What we don’t celebrate are the first steps.
That first visit to the gym. The two pages you wrote for your book. The Thank You card you mailed to a client. Or the first time you cooked Thai food for your family.
Those are the Small Wins we should be celebrating because that’s how we make progress. “True life,” Tolstoy wrote, “is lived when tiny changes occur.”
When you take a single action, however small, that moves you closer to your goal – that’s a small win.
Often these are the changes you’ve thought about before but didn’t act on them. Like thinking about writing in your journal, practicing a new language, or giving feedback to a colleague.
There was always a reason why the timing wasn’t right, or something else was more important.
Sometimes, the small win is complete in itself. If you take a few minutes to organize your passwords no other action might be needed.
Other times, a small win is all you have time for, but it is a small step on a much longer journey to your goal. “If you cannot do great things,” Napoleon Hill reminds us “do small things in a great way.”
A small win for health could be as simple as moving your recycling bin away from your desk. That seemingly insignificant action means you stand up more often and automatically get hours of additional exercise every year.
A small win for your business could be to cancel a paid subscription you no longer need or to reach out to a past client and thank them for their business.
A small win in relationships happens when you put your phone down when listening (including online calls.) Now you can give your full attention to the speaker and they can see you value what they are saying.
21 Small Wins
Here are 21 small wins I have used to move my work and life forward. Some have turned into habits (bonus points!), and some were one-time actions that led to future small wins and, later, much bigger results.

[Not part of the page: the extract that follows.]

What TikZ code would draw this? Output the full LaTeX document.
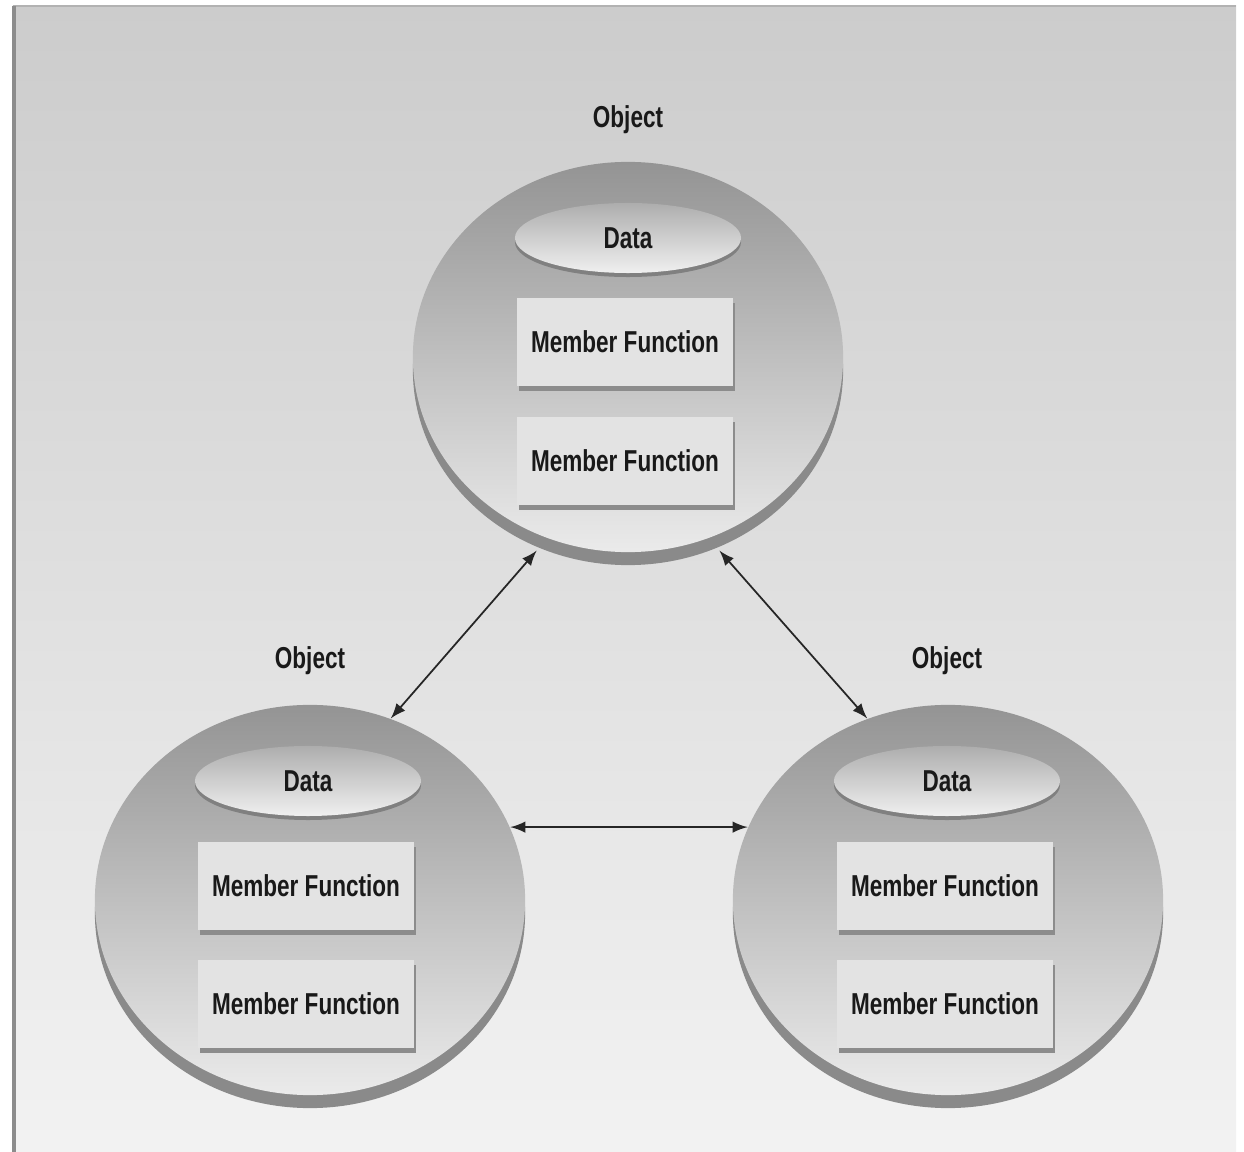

None took more than 20 minutes.
- Order the book. Take the next step to better health, habits, or happiness (or cooking yummy Thai food.)
- Book the call. Get the ball rolling to resolve that nagging disagreement with the first toss.
- Buy flowers. Guys, I’m sure you can think of a good reason to do this.
- Plan your week. Learn from pilots and make a flight plan that takes you to Friday.
- Take a typing test. A 5% improvement in speed can mean hours of saved time every month.
- Make your bed. Make it a promise, keep it and then notice how it improves your day.
- Set an alarm. Turn off the screens, go to bed, and get the sleep you need.
- Clean your desk. Give yourself a ‘clean start’ experience without the distraction of unfinished business.
- Create an agenda. Improve any meeting by clarifying what will be discussed and what needs to be decided.
- Read a quote. Inspiring words of wisdom can set the tone for the music you create, after all, “Well begun is halfway done” (Mary Poppins)
- Look out the window. Take in nature so you remember that life is more than Zoom calls and emails.
- Say thank you. This is a small win that’s always a win/win.
- Lose the stickies. Fewer distractions mean more time for single-tasking.
- Watch the video. A quick YouTube video of software tips can save you hours of wasted time.
- Dump the book. If it’s been living on your bedside table longer than a month, do yourself a favor and kill it.
- Arrive early. Instead of rushing, allow yourself time to breathe, prepare, and be fully present.
- Create an outline. Kick-start your writing project with a quick outline that moves it closer to the goal post.
- Return to home. After every break, meeting, or distraction, return to your plan for the week, not to your Inbox.
- Filter and block. You own your Inbox, now it’s time to ‘uninvite’ unwanted guests. Less is best.
- Block the time. Put a pause on procrastination by protecting the time for your Small Win.
- Record the run. Celebrate your last visit to the gym, music practice, or meditation by recording it on a paper calendar. I’ve done this for over a decade and I’m still surprised by how good it feels every time I record my progress.
We all want big wins in our life. Projects we complete, businesses we build, or changes we make to our health. All of that happens by getting started.
“Great success,” wrote real estate mogul Gary Keller in the best-seller The One Thing, “is found by allocating time every day to becoming great.”
A small win might seem small – in the moment – but it moves you in the right direction. And that’s a step on your journey you didn’t have minutes before.